══ Data lines ══
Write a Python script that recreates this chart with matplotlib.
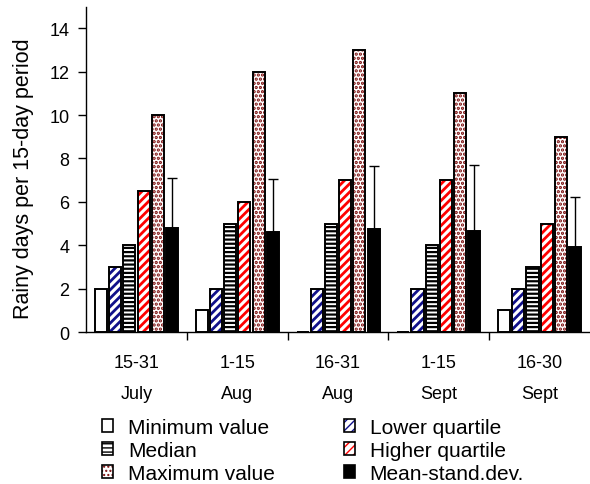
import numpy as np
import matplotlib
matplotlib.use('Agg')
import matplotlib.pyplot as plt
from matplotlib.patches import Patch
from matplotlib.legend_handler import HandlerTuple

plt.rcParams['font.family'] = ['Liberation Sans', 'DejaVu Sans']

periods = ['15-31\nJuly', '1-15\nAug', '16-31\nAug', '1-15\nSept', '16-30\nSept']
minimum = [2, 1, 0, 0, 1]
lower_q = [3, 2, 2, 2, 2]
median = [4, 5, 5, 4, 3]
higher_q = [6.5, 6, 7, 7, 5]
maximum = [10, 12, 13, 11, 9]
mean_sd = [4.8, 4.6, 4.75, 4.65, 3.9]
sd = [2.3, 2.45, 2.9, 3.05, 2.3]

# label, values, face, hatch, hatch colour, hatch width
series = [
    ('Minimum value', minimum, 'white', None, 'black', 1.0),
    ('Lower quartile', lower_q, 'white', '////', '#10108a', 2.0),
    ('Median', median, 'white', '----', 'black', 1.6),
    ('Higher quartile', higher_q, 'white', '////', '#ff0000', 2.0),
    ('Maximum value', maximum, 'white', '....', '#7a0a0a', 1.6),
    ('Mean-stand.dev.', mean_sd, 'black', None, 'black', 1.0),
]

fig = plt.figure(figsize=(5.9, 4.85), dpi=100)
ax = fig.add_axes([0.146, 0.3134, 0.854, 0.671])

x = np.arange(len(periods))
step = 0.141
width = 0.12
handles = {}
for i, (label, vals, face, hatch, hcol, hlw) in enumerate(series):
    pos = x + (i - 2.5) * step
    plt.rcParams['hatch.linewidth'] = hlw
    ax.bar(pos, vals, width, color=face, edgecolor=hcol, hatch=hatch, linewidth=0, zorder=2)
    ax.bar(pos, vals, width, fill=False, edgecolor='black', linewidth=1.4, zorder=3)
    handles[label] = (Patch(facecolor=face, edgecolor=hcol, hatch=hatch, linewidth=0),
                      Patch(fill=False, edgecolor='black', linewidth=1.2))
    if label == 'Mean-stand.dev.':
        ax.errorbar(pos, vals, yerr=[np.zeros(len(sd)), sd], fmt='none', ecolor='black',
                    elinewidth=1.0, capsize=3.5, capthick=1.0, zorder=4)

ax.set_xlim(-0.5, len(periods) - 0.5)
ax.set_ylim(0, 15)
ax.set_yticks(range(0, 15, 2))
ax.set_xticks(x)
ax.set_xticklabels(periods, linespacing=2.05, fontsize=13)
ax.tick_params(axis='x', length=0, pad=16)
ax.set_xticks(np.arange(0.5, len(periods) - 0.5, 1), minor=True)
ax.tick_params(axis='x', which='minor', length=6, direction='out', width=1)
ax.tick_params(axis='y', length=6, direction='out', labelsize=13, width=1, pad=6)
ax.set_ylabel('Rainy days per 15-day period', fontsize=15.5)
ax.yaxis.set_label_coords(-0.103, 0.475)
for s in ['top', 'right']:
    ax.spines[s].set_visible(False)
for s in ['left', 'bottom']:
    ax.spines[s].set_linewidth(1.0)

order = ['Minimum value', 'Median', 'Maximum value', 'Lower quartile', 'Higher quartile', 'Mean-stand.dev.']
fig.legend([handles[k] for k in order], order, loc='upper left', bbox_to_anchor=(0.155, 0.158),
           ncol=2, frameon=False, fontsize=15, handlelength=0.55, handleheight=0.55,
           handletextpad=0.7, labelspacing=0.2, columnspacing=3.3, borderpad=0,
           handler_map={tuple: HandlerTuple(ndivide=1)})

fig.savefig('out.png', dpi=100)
═══
> **Problem requirements**: From the first line above down to the line with "plt.rcParams['font.family'] = ['Liberation", reproduce every line and no others, omitting pictures.

> **Exercise solution**:
Write a Python script that recreates this chart with matplotlib.
import numpy as np
import matplotlib
matplotlib.use('Agg')
import matplotlib.pyplot as plt
from matplotlib.patches import Patch
from matplotlib.legend_handler import HandlerTuple

plt.rcParams['font.family'] = ['Liberation Sans', 'DejaVu Sans']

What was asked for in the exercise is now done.